One of the most common complaints I hear in the gym, clinic, or on the field is “this muscle is tight”. An athlete’s default is to stretch said tight muscle. But, is this always the correct answer?
There are a few considerations we need to make when it comes to alleviating tightness in a muscle group. First, muscles can become or feel tight when they are chronically worked in a shortened position. This can especially become problematic when an athlete’s sport calls on that same muscle to work through a full range at high speeds. An example of this would be a baseball player training their biceps, but not allowing the elbow to fully extend at the bottom of each rep. If this athlete does this consistently over a long time and is throwing baseballs regularly, they are likely to develop elbow pain due to the shortened bicep muscle. In this case stretching the bicep would be of benefit, but if the training habits are not changed, the problem will continue to resurface. Therefore, the athlete should start training through a full range of motion and even consider exercises such as an incline bicep curl, which allows for both the elbow and shoulder to move into extension at the bottom of each rep, creating an even further lengthened bicep muscle.
A muscle can also feel tight when it has been chronically lengthened due to posture and/or using a muscle without proper postural positioning. The most common culprit that falls into this scenario are the hamstring muscles. We have to understand the anatomy of the hamstrings to get a grasp of how they are chronically lengthened. The hamstring attaches onto the bottom of the pelvis as well as below the knee. Therefore, both areas play a role in the length of the hamstring, whereas most people only really consider the knee. The pelvis is usually where things go wrong though. A common term thrown around is anterior pelvic tilt. This is a situation where the pelvis itself sits in a position of slight forward rotation/tilt where the top/front of the pelvis drops, and the bottom/back rises. This is usually noticed in people who have excessive low back extension or their butt sticks out at rest. If we go back to the fact that the hamstrings attach on the bottom of the pelvis, it makes sense that they would be lengthened if someone falls into an anterior pelvic tilt on a regular basis. The answer to correcting the tightness felt in the hamstrings from this situation would not be to stretch them. It might actually help to stretch the hip flexors which are the muscles on the other side of the pelvis that would be in a chronically shortened position in someone who has and anteriorly tilted pelvis. Along with that, the true fix would be to strengthen the muscles that create a posterior tilt of the pelvis, the glutes and abdominals. How to train these in a way that will fix the problem is beyond this article, but once strengthened and proper positioning is taught and practiced, the pelvis, and thus the hamstrings, will be in a much more optimal position to function, and therefore will not have the sensation of tightness all the time.

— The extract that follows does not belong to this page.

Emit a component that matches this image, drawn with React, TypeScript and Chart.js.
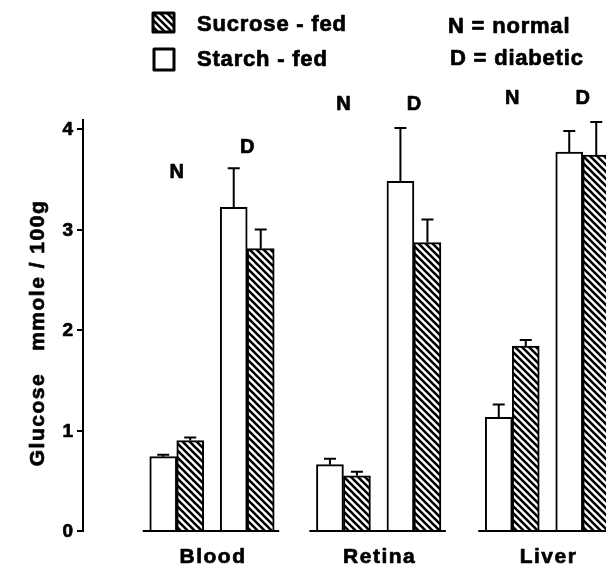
import React, { useEffect, useRef } from 'react';
import { Chart, registerables } from 'chart.js';

Chart.register(...registerables);

// ---- data ----
const categories = ['Blood', 'Retina', 'Liver'];
const groupLabels = ['N', 'D'];
const yTicks = [0, 1, 2, 3, 4];
const starchNormal = [0.74, 0.66, 1.13];
const starchNormalErr = [0.02, 0.06, 0.13];
const sucroseNormal = [0.9, 0.55, 1.84];
const sucroseNormalErr = [0.03, 0.04, 0.06];
const starchDiabetic = [3.22, 3.48, 3.77];
const starchDiabeticErr = [0.39, 0.53, 0.21];
const sucroseDiabetic = [2.81, 2.87, 3.74];
const sucroseDiabeticErr = [0.19, 0.23, 0.33];
// category centres on the (hidden) linear x axis, N group at -0.5, D group at +0.5
const categoryX = [1.83, 4.195, 6.59];
// heights (in y units) of the N / D group labels
const nLabelY = [3.57, 4.24, 4.3];
const dLabelY = [3.82, 4.24, 4.3];

const FONT = '"Liberation Sans", Arial, Helvetica, sans-serif';

const pairs = (normal: number[], diabetic: number[]) =>
  categories.flatMap((_, i) => [
    { x: categoryX[i] - 0.5, y: normal[i] },
    { x: categoryX[i] + 0.5, y: diabetic[i] },
  ]);
const errPairs = (normal: number[], diabetic: number[]) =>
  categories.flatMap((_, i) => [normal[i], diabetic[i]]);

function makeHatch(ctx: CanvasRenderingContext2D) {
  const s = 7;
  const c = document.createElement('canvas');
  c.width = s;
  c.height = s;
  const g = c.getContext('2d')!;
  g.fillStyle = '#fff';
  g.fillRect(0, 0, s, s);
  g.strokeStyle = '#000';
  g.lineWidth = 2.6;
  g.beginPath();
  g.moveTo(-1, -1);
  g.lineTo(s + 1, s + 1);
  g.moveTo(-1, s - 1);
  g.lineTo(1, s + 1);
  g.moveTo(s - 1, -1);
  g.lineTo(s + 1, 1);
  g.stroke();
  return ctx.createPattern(c, 'repeat')!;
}

function heavyText(c: CanvasRenderingContext2D, text: string, x: number, y: number) {
  c.fillText(text, x, y);
  c.strokeText(text, x, y);
}

export default function App() {
  const canvasRef = useRef<HTMLCanvasElement | null>(null);

  useEffect(() => {
    document.body.style.margin = '0';
    const canvas = canvasRef.current!;
    const ctx = canvas.getContext('2d')!;
    const hatch = makeHatch(ctx);

    const errors = [
      errPairs(starchNormalErr, starchDiabeticErr),
      errPairs(sucroseNormalErr, sucroseDiabeticErr),
    ];

    const decor = {
      id: 'decor',
      afterDatasetsDraw(chart: any) {
        const c = chart.ctx as CanvasRenderingContext2D;
        const xs = chart.scales.x;
        const ys = chart.scales.y;
        c.save();
        c.strokeStyle = '#000';
        c.fillStyle = '#000';
        c.lineWidth = 2;
        // error bars
        chart.data.datasets.forEach((ds: any, d: number) => {
          const meta = chart.getDatasetMeta(d);
          meta.data.forEach((bar: any, j: number) => {
            const v = ds.data[j].y;
            const top = ys.getPixelForValue(v + errors[d][j]);
            c.beginPath();
            c.moveTo(bar.x, bar.y);
            c.lineTo(bar.x, top);
            c.moveTo(bar.x - 6, top);
            c.lineTo(bar.x + 6, top);
            c.stroke();
          });
        });
        // baseline segments per category
        const m0 = chart.getDatasetMeta(0);
        const m1 = chart.getDatasetMeta(1);
        const y0 = ys.getPixelForValue(0);
        categories.forEach((_, i) => {
          const a = m0.data[2 * i];
          const b = m1.data[2 * i + 1];
          c.beginPath();
          c.moveTo(a.x - a.width / 2 - 7, y0);
          c.lineTo(b.x + b.width / 2 + 5, y0);
          c.stroke();
        });
        c.lineWidth = 0.7;
        c.lineJoin = 'round';
        // y tick labels
        c.font = `bold 19px ${FONT}`;
        c.textAlign = 'right';
        c.textBaseline = 'middle';
        yTicks.forEach((v) => heavyText(c, String(v), 73, ys.getPixelForValue(v) + 1));
        // N / D labels
        c.font = `bold 20px ${FONT}`;
        c.textAlign = 'center';
        categories.forEach((_, i) => {
          heavyText(c, groupLabels[0], xs.getPixelForValue(categoryX[i] - 0.5), ys.getPixelForValue(nLabelY[i]));
          heavyText(c, groupLabels[1], xs.getPixelForValue(categoryX[i] + 0.5), ys.getPixelForValue(dLabelY[i]));
        });
        // category labels
        (c as any).letterSpacing = '1.5px';
        c.font = `bold 21px ${FONT}`;
        categories.forEach((name, i) => {
          heavyText(c, name, xs.getPixelForValue(categoryX[i]) + 1, 557);
        });
        // y title
        c.save();
        (c as any).letterSpacing = '1.5px';
        c.font = `bold 21px ${FONT}`;
        c.translate(38, 333);
        c.rotate(-Math.PI / 2);
        heavyText(c, 'Glucose   mmole / 100g', 0, 0);
        c.restore();
        // legend
        (c as any).letterSpacing = '0.8px';
        c.font = `bold 22px ${FONT}`;
        c.textAlign = 'left';
        c.lineWidth = 3;
        c.fillStyle = hatch;
        c.fillRect(153, 13, 21, 19);
        c.strokeRect(153, 13, 21, 19);
        c.fillStyle = '#fff';
        c.fillRect(154, 49, 20, 21);
        c.strokeRect(154, 49, 20, 21);
        c.fillStyle = '#000';
        c.lineWidth = 0.7;
        heavyText(c, 'Sucrose - fed', 197, 25);
        heavyText(c, 'Starch - fed', 197, 60);
        heavyText(c, 'N = normal', 448, 27);
        heavyText(c, 'D = diabetic', 450, 59);
        c.restore();
      },
    };

    const chart = new Chart(canvas, {
      type: 'bar',
      data: {
        datasets: [
          {
            label: 'Starch-fed',
            data: pairs(starchNormal, starchDiabetic) as any,
            backgroundColor: '#fff',
            borderColor: '#000',
            borderWidth: 2,
            barThickness: 27,
          },
          {
            label: 'Sucrose-fed',
            data: pairs(sucroseNormal, sucroseDiabetic) as any,
            backgroundColor: hatch as any,
            borderColor: '#000',
            borderWidth: 2,
            barThickness: 27,
          },
        ],
      },
      options: {
        animation: false,
        responsive: false,
        maintainAspectRatio: false,
        layout: { padding: { top: 120, bottom: 35, left: 0, right: 0 } },
        plugins: { legend: { display: false }, tooltip: { enabled: false } },
        scales: {
          x: { type: 'linear', display: false, min: 0, max: 7.42, offset: false },
          y: {
            min: 0,
            max: 4.09,
            afterFit: (s: any) => {
              s.width = 83;
            },
            afterBuildTicks: (s: any) => {
              s.ticks = yTicks.map((v) => ({ value: v }));
            },
            grid: { drawOnChartArea: false, drawTicks: true, tickLength: 6, color: '#000', lineWidth: 2 },
            border: { display: true, color: '#000', width: 2 },
            ticks: { display: false },
          },
        },
      },
      plugins: [decor],
    });

    return () => chart.destroy();
  }, []);

  return <canvas ref={canvasRef} width={606} height={566} style={{ display: 'block' }} />;
}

So, when something feels tight, make sure to determine whether it is tight due to a chronically shortened or lengthened position. Which ever is the case will determine the correct course of action that will actually alleviate the tightness. If you are unsure, an Athletic Therapist is a great resource to determine the course of action for you and will be able to teach you how to train and position yourself optimally to avoid tightness and increase performance!